Cap Watkins, lead designer at Etsy, wrote at length on how he got his start. New to San Francisco, he sent out 20-30 emails to designers he respected but had never met. He got only one reply:
Daniel Burka (who at the time was the creative director at Digg) said that, sure, he’d love to grab coffee. We set up a time and I took the train to the city to meet up with him and his friend Mark. We chatted for awhile and, just before we left, they both mentioned that they were going rock climbing the next morning with friends, and asked if I’d like to join.
Absolutely, I did. The next morning I hopped on a 6am BART train from Oakland into the city to get the climbing gym at 7am. There, I met a few more people, which turned into a few more people, which turned into a few more and suddenly I wasn’t all alone in Oakland anymore. And months later when I was let go from PMOG, I had good friends who helped me find contract work while I looked for something fulltime. Eventually, my friend Willo introduced me to the guys at Zoosk and suddenly I was off to the races, designing products for millions of users.

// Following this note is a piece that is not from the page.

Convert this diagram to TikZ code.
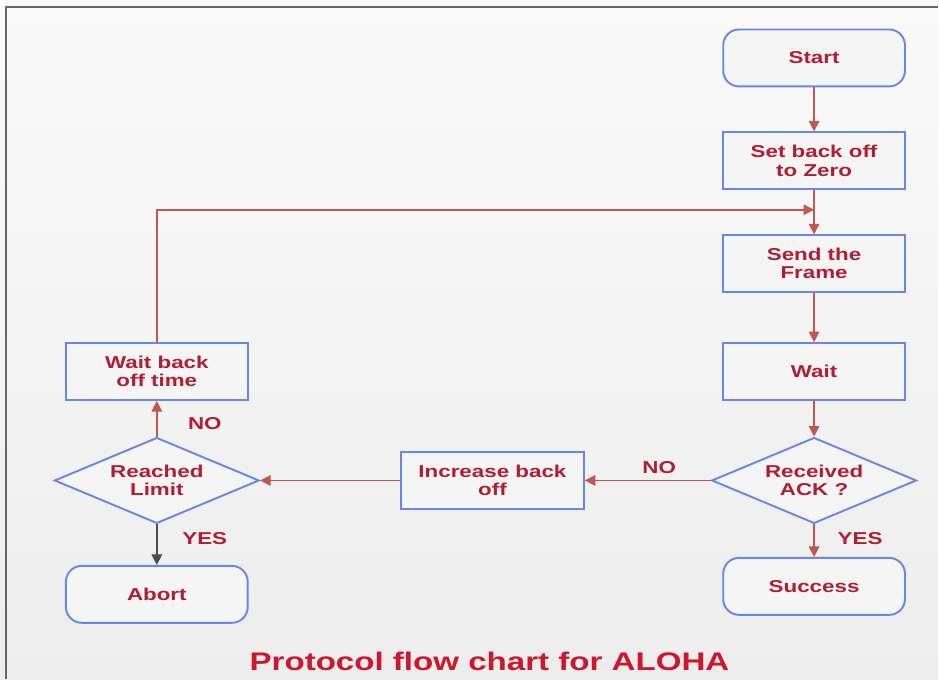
\documentclass[tikz,border=0pt]{standalone}
\usepackage{fontspec}
\setmainfont[FakeStretch=1.3]{Liberation Sans}
\usepackage{tikz}
\usetikzlibrary{arrows.meta,positioning,shapes.geometric}
\definecolor{boxline}{RGB}{105,135,232}
\definecolor{boxtext}{RGB}{178,28,52}
\definecolor{flowline}{RGB}{192,88,78}
\definecolor{titlered}{RGB}{206,22,44}

\begin{document}
\begin{tikzpicture}[x=0.02cm,y=-0.02cm,>={Triangle[length=6pt,width=6pt]},
     font=\fontsize{9.8}{10.3}\selectfont\bfseries,
     pbox/.style={draw=boxline,line width=1.1pt,fill=white!96!black,text=boxtext,align=center,
       minimum width=3.64cm,minimum height=1.14cm,inner sep=2pt},
     tbox/.style={pbox,rounded corners=9pt},
     dbox/.style={diamond,draw=boxline,line width=1.1pt,fill=white!96!black,text=boxtext,align=center,
       aspect=2.4,minimum width=4.1cm,minimum height=1.72cm,inner sep=0pt},
     ar/.style={->,draw=flowline,line width=0.9pt},
     lbl/.style={text=boxtext}]
    % background and frame
    \shade[top color=white!98!black,bottom color=black!7] (0,0) rectangle (939,680);
    \draw[black!60,line width=1.2pt] (6,680) -- (6,7) -- (939,7);
    \useasboundingbox (0,0) rectangle (939,680);

    \node[tbox] (start) at (815,58)  {Start};
    \node[pbox] (zero)  at (815,161) {Set back off\\to Zero};
    \node[pbox] (send)  at (815,264) {Send the\\Frame};
    \node[pbox] (wait)  at (815,372) {Wait};
    \node[dbox] (ack)   at (815,481) {Received\\ACK ?};
    \node[tbox] (succ)  at (815,587) {Success};
    \node[pbox,minimum width=3.66cm] (incr) at (493,481) {Increase back\\off};
    \node[dbox] (limit) at (157,481) {Reached\\Limit};
    \node[pbox] (wbo)   at (157,372) {Wait back\\off time};
    \node[tbox] (abort) at (157,595) {Abort};
    \coordinate (join) at (815,210);

    \draw[ar] (start)--(zero);
    \draw[ar] (zero)--(send);
    \draw[ar] (send)--(wait);
    \draw[ar] (wait)--(ack);
    \draw[ar] (ack)--(succ);
    \draw[ar] (ack)--(incr);
    \draw[ar] (incr)--(limit);
    \draw[ar] (limit)--(wbo);
    \draw[ar] (wbo.north) |- (join);
    \draw[->,draw=black!70,line width=0.9pt] (limit)--(abort);

    \node[lbl] (no1)  at (205,424) {NO};
    \node[lbl] (no2)  at (660,468) {NO};
    \node[lbl] (yes1) at (205,539) {YES};
    \node[lbl] (yes2) at (861,539) {YES};

    \node[text=titlered,font=\fontsize{14.5}{17}\selectfont\bfseries] (title) at (490,662)
      {Protocol flow chart for ALOHA};
  \end{tikzpicture}
\end{document}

I wonder sometimes about where I would be now if Daniel hadn’t responded to that email.
Cap’s journey (which you should read in its entirety) gives us two lessons:
- Your kindness can make or break someone’s career.
- A lof of hustle (and luck) is required to “break in” to any field.
It reminds us of Ben Casnocha’s theory from his interview with 99U EIC Jocelyn Glei: “Opportunities do not float like clouds in the sky,” he said. “They’re attached to people.”